NOTE 28 –  Shareholders’ Equity

Share Repurchase Program

We have an ongoing authorization from the Board of Directors to repurchase our common stock in the open market or in negotiated transactions. At December 31, 2013, the maximum number of shares that may yet be purchased under this plan was 3.5 million. The repurchase program has no expiration date.  These purchases may be made on the open market or in privately negotiated transactions, depending upon market conditions and other factors. Repurchased shares may be used to meet obligations under our employee benefit plans and for general corporate purposes. During the years ended December 31, 2013, 2012, and 2011, we repurchased $13.7 million, $11.4 million, and $48.5 million, or 0.4 million, 0.4 million, and 1.7 million shares, respectively, using existing Board authorizations at an average price of $31.75, $30.35, and $28.12 per share, respectively, to meet obligations under our company’s employee benefit plans and for general corporate purposes.

Issuance of Shares

During the years ended December 31, 2013, 2012, and 2011, we issued 6.7 million,  2.3 million, and 1.7 million shares , respectively, which included the reissuance of 0.5 million, 2.1 million, and 1.7 million shares from treasury, respectively.
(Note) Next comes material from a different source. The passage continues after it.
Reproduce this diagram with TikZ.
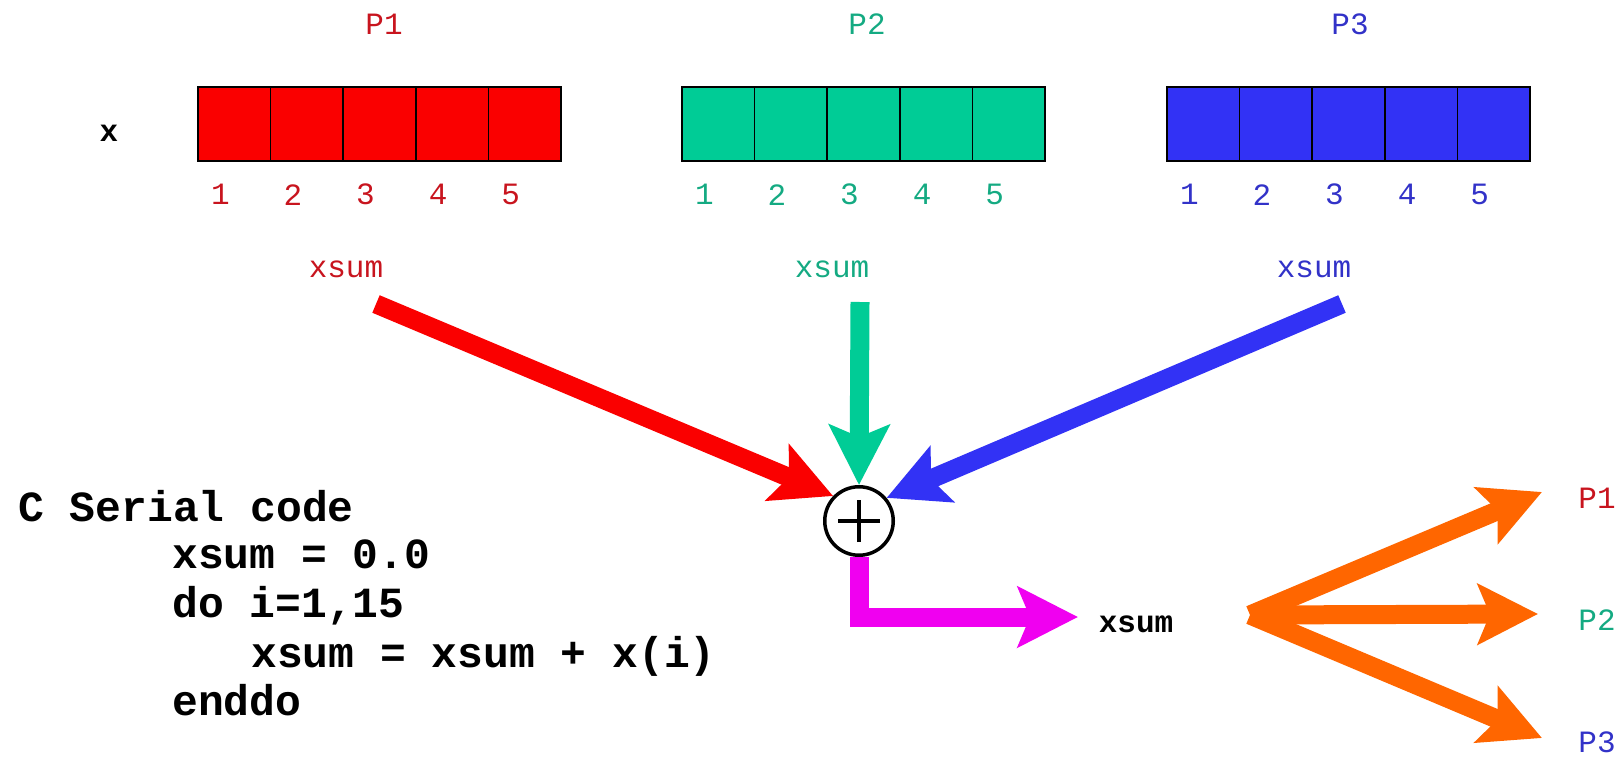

Share issuances during the year ended December 31, 2013, were primarily a result of the vesting and exercise transactions under our incentive stock award plans, and shares issued as part of the purchase consideration in our acquisition of KBW, Inc. Share issuances during the year ended December 31, 2012, were primarily a result of the vesting and exercise transactions under our incentive stock award plans, the exercise of warrants that were issued as part of the Ryan Beck acquisition, and shares issued as part of the purchase consideration in our acquisition of Miller Buckfire. Share issuances during the year ended December 31, 2011, were primarily a result of the vesting and exercise transactions under our incentive stock award plans and the acquisition of Stone & Youngberg. See Note 3 in the notes to our consolidated financial statements for additional information regarding our acquisitions.

As partial consideration of the purchase price of Ryan Beck, we issued shares of common stock and five-year immediately exercisable warrants to purchase up to 1.13 million shares of our common stock at an exercise price of $16.00 per share. There were no warrants outstanding at December 31, 2012. At December 31, 2011, there were 34,328 warrants outstanding to purchase shares of our common stock at an exercise price of $16.00.

On October 1, 2011, we acquired Stone & Youngberg. As part of the purchase consideration, at the close of the acquisition, we issued 0.2 million shares of our common stock. The shares were issued from treasury.

On December 20, 2012, we acquired Miller Buckfire. As part of the purchase consideration, at the close of the acquisition, we issued 0.1 million shares of our common stock.

On February 15, 2013, we issued 6.7 million shares related to the purchase of KBW, Inc. See Note 3 in the notes to our consolidated financial statements for additional information regarding the acquisition of KBW, Inc.